▶ **Data segment**
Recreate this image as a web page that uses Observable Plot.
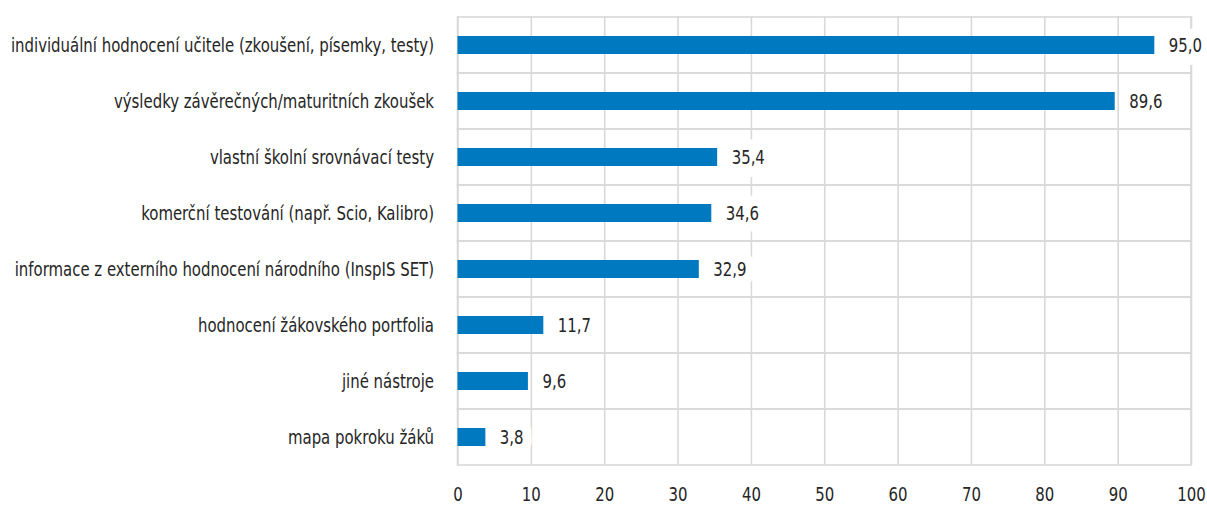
<!DOCTYPE html>
<html>
<head>
<meta charset="utf-8">
<script src="https://cdn.jsdelivr.net/npm/d3@7"></script>
<script src="https://cdn.jsdelivr.net/npm/@observablehq/plot@0.6"></script>
<style>
  html, body { margin: 0; padding: 0; background: #fff; }
  #chart svg { display: block; }
</style>
</head>
<body>
<div id="chart"></div>
<script>
const categories = [
  "individuální hodnocení učitele (zkoušení, písemky, testy)",
  "výsledky závěrečných/maturitních zkoušek",
  "vlastní školní srovnávací testy",
  "komerční testování (např. Scio, Kalibro)",
  "informace z externího hodnocení národního (InspIS SET)",
  "hodnocení žákovského portfolia",
  "jiné nástroje",
  "mapa pokroku žáků"
];
const values = [95.0, 89.6, 35.4, 34.6, 32.9, 11.7, 9.6, 3.8];
const xTicks = [0, 10, 20, 30, 40, 50, 60, 70, 80, 90, 100];

const data = categories.map((c, i) => ({category: c, value: values[i]}));
const fmt = v => v.toFixed(1).replace(".", ",");
const grid = "#d9d9d9";
const font = "'DejaVu Sans Condensed', 'DejaVu Sans', sans-serif";
const condense = 0.83;

const chart = Plot.plot({
  width: 1207,
  height: 505,
  marginLeft: 457.5,
  marginRight: 16,
  marginTop: 16,
  marginBottom: 40,
  style: {fontFamily: font, fontSize: "20px", color: "#262626", background: "#fff"},
  x: {domain: [0, 100], ticks: xTicks, label: null},
  y: {domain: categories, padding: 0, label: null},
  marks: [
    Plot.ruleX(xTicks, {stroke: grid, strokeWidth: 1.6}),
    Plot.barX(categories, {y: d => d, x1: 0, x2: 100, fill: "none", stroke: grid, strokeWidth: 1.6}),
    Plot.barX(data, {y: "category", x: "value", fill: "#0079c1", insetTop: 19, insetBottom: 19}),
    Plot.text(data, {
      y: "category", x: "value", text: d => fmt(d.value),
      dx: 14, textAnchor: "start", fill: "#262626",
      stroke: "white", strokeWidth: 22, strokeLinejoin: "round", paintOrder: "stroke",
      fontSize: 20
    }),
    Plot.axisX({ticks: xTicks, tickSize: 0, tickPadding: 21, tickFormat: d => String(d), fontSize: 20, label: null}),
    Plot.axisY({tickSize: 0, tickPadding: 24, fontSize: 20, label: null})
  ]
});
document.getElementById("chart").appendChild(chart);

// emulate the condensed typeface of the original by narrowing every text horizontally
chart.querySelectorAll("text").forEach(t => {
  const tr = t.getAttribute("transform");
  if (tr) {
    t.setAttribute("transform", tr + ` scale(${condense},1)`);
  } else {
    const x = +(t.getAttribute("x") || 0);
    t.setAttribute("transform", `translate(${x},0) scale(${condense},1) translate(${-x},0)`);
  }
});
</script>
</body>
</html>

▶ **Instructions for the task**
Leave out the pictures and restate, word for word, the lines from the top of the data through the line containing "const condense = 0.83;", both included.

▶ **Result of the exercise**
Recreate this image as a web page that uses Observable Plot.
<!DOCTYPE html>
<html>
<head>
<meta charset="utf-8">
<script src="https://cdn.jsdelivr.net/npm/d3@7"></script>
<script src="https://cdn.jsdelivr.net/npm/@observablehq/plot@0.6"></script>
<style>
  html, body { margin: 0; padding: 0; background: #fff; }
  #chart svg { display: block; }
</style>
</head>
<body>
<div id="chart"></div>
<script>
const categories = [
  "individuální hodnocení učitele (zkoušení, písemky, testy)",
  "výsledky závěrečných/maturitních zkoušek",
  "vlastní školní srovnávací testy",
  "komerční testování (např. Scio, Kalibro)",
  "informace z externího hodnocení národního (InspIS SET)",
  "hodnocení žákovského portfolia",
  "jiné nástroje",
  "mapa pokroku žáků"
];
const values = [95.0, 89.6, 35.4, 34.6, 32.9, 11.7, 9.6, 3.8];
const xTicks = [0, 10, 20, 30, 40, 50, 60, 70, 80, 90, 100];

const data = categories.map((c, i) => ({category: c, value: values[i]}));
const fmt = v => v.toFixed(1).replace(".", ",");
const grid = "#d9d9d9";
const font = "'DejaVu Sans Condensed', 'DejaVu Sans', sans-serif";
const condense = 0.83;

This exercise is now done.